=== THE REQUEST ===
Take the lines from the top down to and including the one with "FS_ROT = 13.5" and repeat them exactly. Omit images.

=== RECORDED INFORMATION ===
>>>>
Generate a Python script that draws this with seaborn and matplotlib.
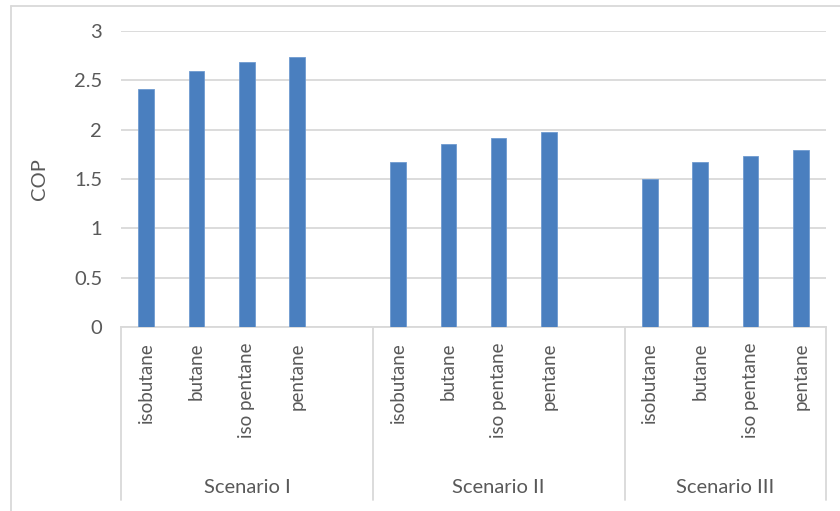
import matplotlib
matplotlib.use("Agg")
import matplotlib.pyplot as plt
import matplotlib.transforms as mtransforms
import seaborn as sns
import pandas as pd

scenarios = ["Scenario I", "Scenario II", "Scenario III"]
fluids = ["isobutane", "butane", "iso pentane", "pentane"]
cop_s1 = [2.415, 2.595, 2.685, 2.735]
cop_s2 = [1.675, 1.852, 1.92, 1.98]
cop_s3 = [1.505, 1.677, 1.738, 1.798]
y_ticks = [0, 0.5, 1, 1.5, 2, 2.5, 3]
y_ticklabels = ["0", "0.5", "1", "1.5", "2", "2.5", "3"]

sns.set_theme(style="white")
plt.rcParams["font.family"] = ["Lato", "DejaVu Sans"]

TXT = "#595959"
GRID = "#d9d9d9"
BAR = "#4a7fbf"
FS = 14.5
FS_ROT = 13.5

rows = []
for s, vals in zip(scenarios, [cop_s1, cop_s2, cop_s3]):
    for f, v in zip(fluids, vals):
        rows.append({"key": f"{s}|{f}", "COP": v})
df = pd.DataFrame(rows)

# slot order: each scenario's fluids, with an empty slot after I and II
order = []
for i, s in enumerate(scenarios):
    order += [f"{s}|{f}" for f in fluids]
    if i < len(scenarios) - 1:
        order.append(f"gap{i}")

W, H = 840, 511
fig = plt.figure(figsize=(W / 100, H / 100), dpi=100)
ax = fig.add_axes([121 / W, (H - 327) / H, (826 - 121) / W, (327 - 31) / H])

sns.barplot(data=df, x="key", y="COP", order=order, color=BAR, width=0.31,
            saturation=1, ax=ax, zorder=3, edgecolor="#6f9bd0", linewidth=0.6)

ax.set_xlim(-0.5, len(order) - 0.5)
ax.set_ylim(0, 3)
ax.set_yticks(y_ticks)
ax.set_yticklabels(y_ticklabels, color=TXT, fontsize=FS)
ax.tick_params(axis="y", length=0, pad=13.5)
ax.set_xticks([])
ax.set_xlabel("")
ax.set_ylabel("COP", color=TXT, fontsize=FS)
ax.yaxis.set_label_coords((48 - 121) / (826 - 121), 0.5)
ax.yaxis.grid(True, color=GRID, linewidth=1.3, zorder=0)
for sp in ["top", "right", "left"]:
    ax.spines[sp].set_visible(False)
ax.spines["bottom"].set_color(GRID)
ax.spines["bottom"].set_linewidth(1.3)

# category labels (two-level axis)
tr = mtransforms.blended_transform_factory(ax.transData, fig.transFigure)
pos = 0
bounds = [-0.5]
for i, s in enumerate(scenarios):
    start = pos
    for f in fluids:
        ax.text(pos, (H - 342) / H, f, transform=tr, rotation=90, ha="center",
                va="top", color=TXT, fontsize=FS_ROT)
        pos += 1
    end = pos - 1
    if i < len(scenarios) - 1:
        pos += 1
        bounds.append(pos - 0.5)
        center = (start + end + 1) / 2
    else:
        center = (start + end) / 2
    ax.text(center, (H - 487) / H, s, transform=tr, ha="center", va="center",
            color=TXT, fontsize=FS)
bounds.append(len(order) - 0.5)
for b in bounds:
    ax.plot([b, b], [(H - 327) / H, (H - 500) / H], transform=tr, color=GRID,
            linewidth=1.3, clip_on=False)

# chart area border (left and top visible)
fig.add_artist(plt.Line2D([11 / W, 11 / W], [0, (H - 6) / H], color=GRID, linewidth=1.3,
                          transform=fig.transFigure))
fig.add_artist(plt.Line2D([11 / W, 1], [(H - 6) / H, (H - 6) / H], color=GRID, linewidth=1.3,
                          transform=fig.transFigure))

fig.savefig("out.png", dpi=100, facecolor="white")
<<<<
=== SOLUTION ===
Generate a Python script that draws this with seaborn and matplotlib.
import matplotlib
matplotlib.use("Agg")
import matplotlib.pyplot as plt
import matplotlib.transforms as mtransforms
import seaborn as sns
import pandas as pd

scenarios = ["Scenario I", "Scenario II", "Scenario III"]
fluids = ["isobutane", "butane", "iso pentane", "pentane"]
cop_s1 = [2.415, 2.595, 2.685, 2.735]
cop_s2 = [1.675, 1.852, 1.92, 1.98]
cop_s3 = [1.505, 1.677, 1.738, 1.798]
y_ticks = [0, 0.5, 1, 1.5, 2, 2.5, 3]
y_ticklabels = ["0", "0.5", "1", "1.5", "2", "2.5", "3"]

sns.set_theme(style="white")
plt.rcParams["font.family"] = ["Lato", "DejaVu Sans"]

TXT = "#595959"
GRID = "#d9d9d9"
BAR = "#4a7fbf"
FS = 14.5
FS_ROT = 13.5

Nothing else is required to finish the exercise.